The food: Giant smokers in the back courtyard cook all the meat low ‘n’ slow. Beef brisket is smoked for up to 12 hours overnight; ribs and lamb for four; even the cheese for the mac ‘n’ cheese sees the inside of the smoker. The result is intense flavor and tender perfection. The baby-back ribs and beef brisket platter (B895/two portions) doesn’t put a foot wrong, even down to the homemade cornbread and slaw. The smoked lamb sandwich (B475) comes in an intimidating quantity, but the Alabama horseradish sauce and three housemade barbecue sauces keep each bite alive down to the last. Calorie-counters stay away—even veggie side dishes like the creamed spinach (B175) come with a decadent helping of cheese. Dessert is a must, even if your waistband is screaming out for you to stop. The bread pudding dessert (B225) is served warm and drenched in an adults-only bourbon sauce—it’s pure bliss.
The drinks: The bar menu proudly steers clear of fancy mixology, and proves its point by hitting the spot with simple-done-right cocktails. The staff aren’t lying when they say they’re generous with the bottle—the Titos Texas Mule (B275) is a fiery combo of vodka and nose-tingling ginger, while Danny’s Choice (B295) emphasizes the G in a G&T. Plus, serious barbecue fanatics can now drink BBQ sauce without fear of being judged thanks to the Smokin’ Mary (B295), a thick and spicy take on a Bloody Mary.
The music: Strictly crooning, foot-tapping jazz and blues.
The crowd: The atmosphere at Smokin’ Pug caters to all, from candlelit date-nighters to lively groups knocking back heady cocktails.
Why we’d go back: Aside from the excellent food and drinks, you really get a sense that the staff wants you to enjoy yourself and experience the best of Southern hospitality. Rowan Usher
BK Food Review ★★★★★
After opening at the start of 2015, Smokin’ Pug didn’t take long to catch the attention of Bangkok’s craft-beer-swilling, industrial-Americana devotees. Even now, on a Tuesday night, we can spot the odd face from Made by Legacy and craft mixology consultants amid the crowd of wizened American expats and affluent-looking office types.
We’re glad, because these people would do well to take a note out of Smokin’ Pug’s cocktail menu, all of which is under B300 without any tax or service added—and as far as taste goes, we don’t see where the compromise is. The whiskey sour (B275) is made with Wild Turkey Kentucky bourbon, poured generously, while Dana’s Choice (B270) mixes Maker’s Mark with fresh ginger and ginger ale. Both taste delicious and match well with the smoky barbecue food.

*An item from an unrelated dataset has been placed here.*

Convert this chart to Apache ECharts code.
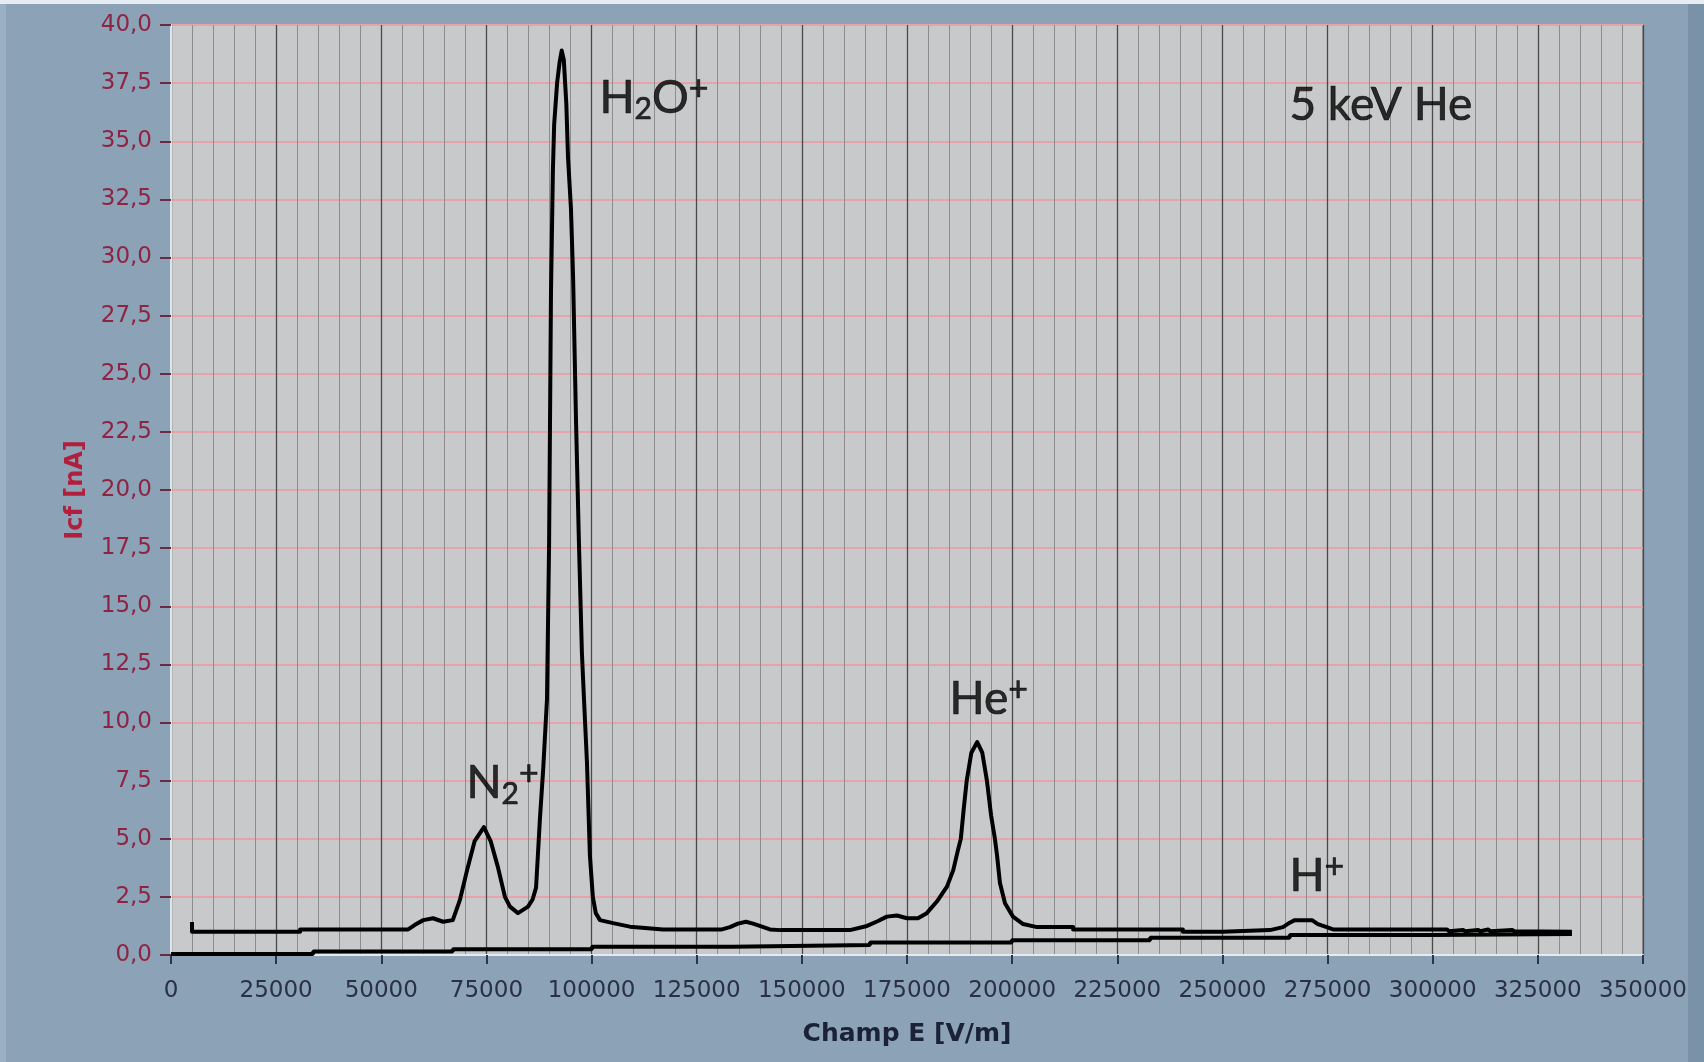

A full-rack of baby back ribs will set you back B825 (half-rack B575), and believe them when they tell you it’s “enough for two.” The meat is tender without being too fatty, and glides from the bone with a little lubrication from a sweet and smoky, house-made barbecue sauce.

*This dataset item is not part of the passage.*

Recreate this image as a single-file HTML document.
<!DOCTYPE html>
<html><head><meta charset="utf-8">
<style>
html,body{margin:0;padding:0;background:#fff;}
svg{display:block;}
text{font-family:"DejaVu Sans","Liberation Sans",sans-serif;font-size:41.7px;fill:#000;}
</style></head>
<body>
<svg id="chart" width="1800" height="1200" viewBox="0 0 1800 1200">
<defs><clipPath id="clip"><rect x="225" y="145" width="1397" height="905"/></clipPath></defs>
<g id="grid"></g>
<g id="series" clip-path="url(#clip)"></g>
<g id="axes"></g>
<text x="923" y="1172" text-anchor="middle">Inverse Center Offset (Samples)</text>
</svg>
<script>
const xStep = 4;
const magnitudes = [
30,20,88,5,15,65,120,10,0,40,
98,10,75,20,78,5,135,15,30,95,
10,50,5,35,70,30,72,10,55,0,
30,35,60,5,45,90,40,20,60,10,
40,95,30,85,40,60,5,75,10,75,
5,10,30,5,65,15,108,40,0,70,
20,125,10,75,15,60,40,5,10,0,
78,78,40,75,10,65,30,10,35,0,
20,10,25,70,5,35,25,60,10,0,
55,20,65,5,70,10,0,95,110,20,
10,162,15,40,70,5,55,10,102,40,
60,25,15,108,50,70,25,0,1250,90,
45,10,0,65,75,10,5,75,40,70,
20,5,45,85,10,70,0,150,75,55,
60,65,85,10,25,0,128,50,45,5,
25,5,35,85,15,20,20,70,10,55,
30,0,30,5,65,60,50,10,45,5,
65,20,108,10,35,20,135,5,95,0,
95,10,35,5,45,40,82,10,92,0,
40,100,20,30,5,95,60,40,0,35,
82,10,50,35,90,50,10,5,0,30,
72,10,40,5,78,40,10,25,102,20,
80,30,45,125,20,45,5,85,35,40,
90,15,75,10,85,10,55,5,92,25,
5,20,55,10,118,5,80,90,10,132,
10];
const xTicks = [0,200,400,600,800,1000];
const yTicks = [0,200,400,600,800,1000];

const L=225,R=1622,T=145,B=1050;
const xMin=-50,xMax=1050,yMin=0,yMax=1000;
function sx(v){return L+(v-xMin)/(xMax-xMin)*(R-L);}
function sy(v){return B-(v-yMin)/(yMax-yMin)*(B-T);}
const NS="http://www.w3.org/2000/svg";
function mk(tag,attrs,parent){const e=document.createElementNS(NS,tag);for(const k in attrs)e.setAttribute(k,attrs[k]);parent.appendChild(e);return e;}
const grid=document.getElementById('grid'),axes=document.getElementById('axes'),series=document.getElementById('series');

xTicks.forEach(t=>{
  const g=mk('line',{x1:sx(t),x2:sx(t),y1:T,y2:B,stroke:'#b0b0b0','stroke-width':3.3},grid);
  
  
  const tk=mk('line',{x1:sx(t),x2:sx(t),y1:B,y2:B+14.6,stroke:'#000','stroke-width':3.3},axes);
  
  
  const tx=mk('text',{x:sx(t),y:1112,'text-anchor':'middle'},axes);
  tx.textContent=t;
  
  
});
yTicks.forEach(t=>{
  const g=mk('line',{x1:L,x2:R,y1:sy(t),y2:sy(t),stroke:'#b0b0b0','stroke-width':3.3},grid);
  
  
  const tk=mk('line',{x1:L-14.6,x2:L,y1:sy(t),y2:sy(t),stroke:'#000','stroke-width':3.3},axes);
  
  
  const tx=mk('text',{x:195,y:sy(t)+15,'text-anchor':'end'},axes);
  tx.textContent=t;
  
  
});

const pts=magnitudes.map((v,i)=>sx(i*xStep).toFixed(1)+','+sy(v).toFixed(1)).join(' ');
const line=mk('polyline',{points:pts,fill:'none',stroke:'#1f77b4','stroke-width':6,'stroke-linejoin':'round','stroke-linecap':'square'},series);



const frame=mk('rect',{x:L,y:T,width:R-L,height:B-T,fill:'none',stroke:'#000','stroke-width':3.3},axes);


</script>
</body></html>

The pulled-pork chili (B365) is equally amazing, and like the ribs comes served with a hefty and delicious chunk of cornbread. The same meat used in the pulled-pork sandwich (B350) doesn’t quite match the tenderness of the ribs, but it’s not bad. Mix in plenty of sauce (of the three options, we recommend sticking to the Kansas City), ’slaw and a good dollop of smoky beans and you’ve got a tasty package, even if the bun is below the standard of this city’s finest.
But there are issues. The macaroni and cheese is a monotonous stodge with little flavor once you’ve skinned the gratin off the top, while our banana cream pie dessert (B295) tastes like someone forgot to add any sugar. None of this would ever stop us going back, however. Compared to neighboring American barbecue places like Roadhouse, Smokin’ Pug is in a different league—tastier, similarly priced and with infinitely more charm.
Special mention has to go to the two owners who, without a spare seat in the house, give each table their personal attention, pour cocktails themselves and ensure dishes fly from the kitchen. For this and many other reasons—the slide-guitar soundtrack, the huge portions, the free-flow homemade potato chips—eating at Smokin’ Pug is a joy.